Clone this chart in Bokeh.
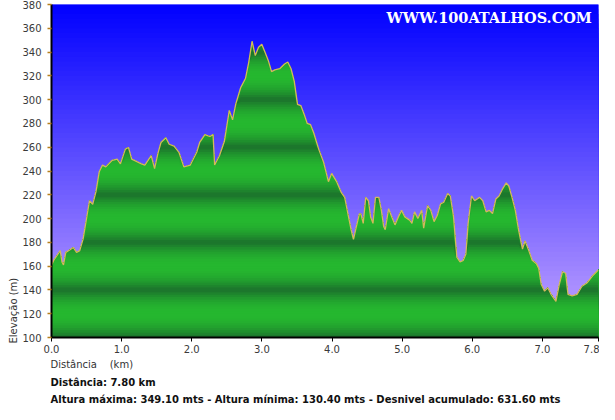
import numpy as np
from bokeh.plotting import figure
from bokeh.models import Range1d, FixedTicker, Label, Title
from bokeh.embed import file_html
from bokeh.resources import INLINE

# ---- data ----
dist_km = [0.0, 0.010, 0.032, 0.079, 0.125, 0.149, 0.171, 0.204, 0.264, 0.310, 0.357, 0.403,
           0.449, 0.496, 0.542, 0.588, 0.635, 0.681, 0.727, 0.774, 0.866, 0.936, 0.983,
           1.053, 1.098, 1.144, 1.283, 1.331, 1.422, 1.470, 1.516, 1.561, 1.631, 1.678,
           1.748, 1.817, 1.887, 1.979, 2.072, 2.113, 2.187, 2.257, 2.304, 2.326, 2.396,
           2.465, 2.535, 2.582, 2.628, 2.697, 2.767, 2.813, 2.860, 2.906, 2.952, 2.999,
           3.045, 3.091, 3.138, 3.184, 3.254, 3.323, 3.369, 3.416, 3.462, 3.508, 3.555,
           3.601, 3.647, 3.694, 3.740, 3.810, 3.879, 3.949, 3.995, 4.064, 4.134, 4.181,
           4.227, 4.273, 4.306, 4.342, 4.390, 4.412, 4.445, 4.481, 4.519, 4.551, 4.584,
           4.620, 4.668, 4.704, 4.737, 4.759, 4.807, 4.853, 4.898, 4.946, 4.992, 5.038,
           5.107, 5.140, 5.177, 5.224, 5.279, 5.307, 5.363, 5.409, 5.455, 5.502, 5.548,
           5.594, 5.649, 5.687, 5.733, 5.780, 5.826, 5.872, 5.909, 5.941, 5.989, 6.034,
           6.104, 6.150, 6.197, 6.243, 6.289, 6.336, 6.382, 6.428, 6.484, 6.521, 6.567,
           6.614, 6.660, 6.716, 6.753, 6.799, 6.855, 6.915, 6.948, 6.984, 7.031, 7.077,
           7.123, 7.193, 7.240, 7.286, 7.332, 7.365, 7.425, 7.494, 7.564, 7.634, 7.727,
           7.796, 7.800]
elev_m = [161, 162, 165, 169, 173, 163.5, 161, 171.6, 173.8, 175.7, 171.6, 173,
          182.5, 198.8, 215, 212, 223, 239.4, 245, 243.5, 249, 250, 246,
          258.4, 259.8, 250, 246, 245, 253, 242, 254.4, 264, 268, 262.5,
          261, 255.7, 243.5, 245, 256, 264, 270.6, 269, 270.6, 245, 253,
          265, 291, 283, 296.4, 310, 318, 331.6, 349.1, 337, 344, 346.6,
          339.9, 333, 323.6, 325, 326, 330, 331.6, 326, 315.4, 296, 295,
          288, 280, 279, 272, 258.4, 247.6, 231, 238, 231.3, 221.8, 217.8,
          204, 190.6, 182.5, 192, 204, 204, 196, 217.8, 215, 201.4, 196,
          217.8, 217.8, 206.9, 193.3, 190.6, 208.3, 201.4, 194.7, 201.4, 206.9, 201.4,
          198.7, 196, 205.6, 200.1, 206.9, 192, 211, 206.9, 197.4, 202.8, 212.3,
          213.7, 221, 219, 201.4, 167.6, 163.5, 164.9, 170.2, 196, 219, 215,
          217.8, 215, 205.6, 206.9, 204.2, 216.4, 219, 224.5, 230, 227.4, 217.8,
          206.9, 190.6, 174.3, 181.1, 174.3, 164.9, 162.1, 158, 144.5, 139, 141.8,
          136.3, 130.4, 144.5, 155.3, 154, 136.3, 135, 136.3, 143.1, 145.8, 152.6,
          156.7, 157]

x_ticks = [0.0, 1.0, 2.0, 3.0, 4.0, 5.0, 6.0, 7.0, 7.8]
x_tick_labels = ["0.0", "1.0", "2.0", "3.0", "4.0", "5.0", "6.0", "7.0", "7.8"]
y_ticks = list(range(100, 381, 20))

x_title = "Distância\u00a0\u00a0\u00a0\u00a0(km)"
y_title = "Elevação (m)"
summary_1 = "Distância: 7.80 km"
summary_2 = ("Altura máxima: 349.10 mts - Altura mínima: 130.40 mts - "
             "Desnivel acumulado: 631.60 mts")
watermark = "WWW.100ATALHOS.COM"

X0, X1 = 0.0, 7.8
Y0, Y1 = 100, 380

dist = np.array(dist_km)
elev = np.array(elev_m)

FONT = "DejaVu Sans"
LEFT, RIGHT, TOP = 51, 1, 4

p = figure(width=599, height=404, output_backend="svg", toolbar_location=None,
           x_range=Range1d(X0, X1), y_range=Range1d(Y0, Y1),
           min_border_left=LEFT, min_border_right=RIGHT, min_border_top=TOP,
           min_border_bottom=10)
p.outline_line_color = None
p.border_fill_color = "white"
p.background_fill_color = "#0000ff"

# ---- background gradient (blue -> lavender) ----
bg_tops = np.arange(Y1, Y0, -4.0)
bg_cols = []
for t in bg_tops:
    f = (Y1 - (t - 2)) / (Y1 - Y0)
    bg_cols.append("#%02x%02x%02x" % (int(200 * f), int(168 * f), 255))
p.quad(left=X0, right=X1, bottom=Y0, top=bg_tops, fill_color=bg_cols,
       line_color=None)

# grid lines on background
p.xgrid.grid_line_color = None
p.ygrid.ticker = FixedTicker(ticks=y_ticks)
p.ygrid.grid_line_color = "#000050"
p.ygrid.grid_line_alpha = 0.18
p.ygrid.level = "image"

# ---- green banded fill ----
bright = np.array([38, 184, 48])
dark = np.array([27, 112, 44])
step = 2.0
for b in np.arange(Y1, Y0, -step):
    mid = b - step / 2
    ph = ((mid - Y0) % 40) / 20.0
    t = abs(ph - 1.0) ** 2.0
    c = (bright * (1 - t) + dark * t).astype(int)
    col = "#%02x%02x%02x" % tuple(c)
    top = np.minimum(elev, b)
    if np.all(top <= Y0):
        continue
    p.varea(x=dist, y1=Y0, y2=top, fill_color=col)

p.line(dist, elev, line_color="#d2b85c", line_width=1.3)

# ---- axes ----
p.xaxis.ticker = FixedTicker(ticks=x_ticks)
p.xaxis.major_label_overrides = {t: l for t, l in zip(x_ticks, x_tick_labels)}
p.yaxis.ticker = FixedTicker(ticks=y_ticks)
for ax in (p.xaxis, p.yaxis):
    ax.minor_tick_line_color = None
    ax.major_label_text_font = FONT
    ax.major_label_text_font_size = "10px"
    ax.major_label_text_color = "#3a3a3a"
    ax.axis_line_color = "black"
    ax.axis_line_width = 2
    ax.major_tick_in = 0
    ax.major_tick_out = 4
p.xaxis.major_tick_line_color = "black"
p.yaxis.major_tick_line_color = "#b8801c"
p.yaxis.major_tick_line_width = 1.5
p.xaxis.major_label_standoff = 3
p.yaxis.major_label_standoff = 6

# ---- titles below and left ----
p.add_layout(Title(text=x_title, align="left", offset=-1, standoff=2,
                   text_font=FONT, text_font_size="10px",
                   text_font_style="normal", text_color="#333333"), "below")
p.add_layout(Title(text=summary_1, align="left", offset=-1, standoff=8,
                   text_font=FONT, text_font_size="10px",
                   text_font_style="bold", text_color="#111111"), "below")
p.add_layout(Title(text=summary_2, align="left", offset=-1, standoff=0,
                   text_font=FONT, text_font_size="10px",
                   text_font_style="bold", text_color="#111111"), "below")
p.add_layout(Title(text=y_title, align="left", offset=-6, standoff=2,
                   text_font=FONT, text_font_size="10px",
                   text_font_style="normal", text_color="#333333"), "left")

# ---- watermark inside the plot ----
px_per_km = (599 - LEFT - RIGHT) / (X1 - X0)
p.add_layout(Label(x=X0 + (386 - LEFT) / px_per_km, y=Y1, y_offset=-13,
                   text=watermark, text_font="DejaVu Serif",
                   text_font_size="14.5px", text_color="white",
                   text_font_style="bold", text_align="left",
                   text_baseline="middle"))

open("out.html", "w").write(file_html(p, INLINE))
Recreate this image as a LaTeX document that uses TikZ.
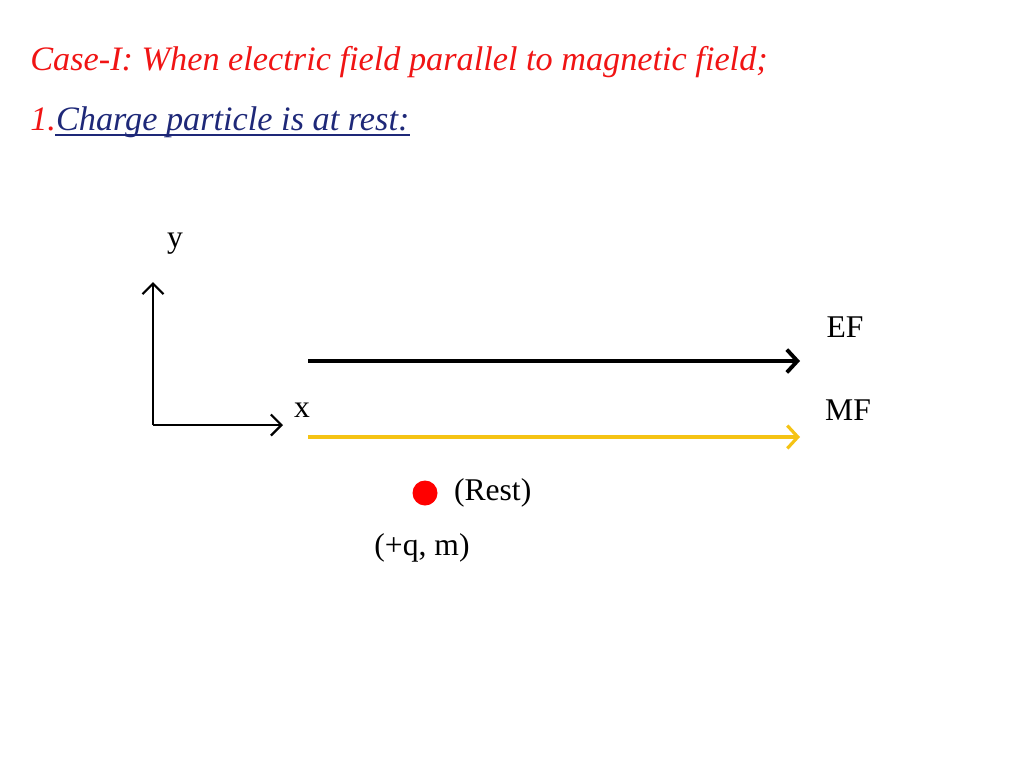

Problem details:
Return exactly what appears from the opening line of the material through the line with "from bokeh.resources import INLINE", apart from the pictures.

Solution for this exercise:
Clone this chart in Bokeh.
import numpy as np
from bokeh.plotting import figure
from bokeh.models import Range1d, FixedTicker, Label, Title
from bokeh.embed import file_html
from bokeh.resources import INLINE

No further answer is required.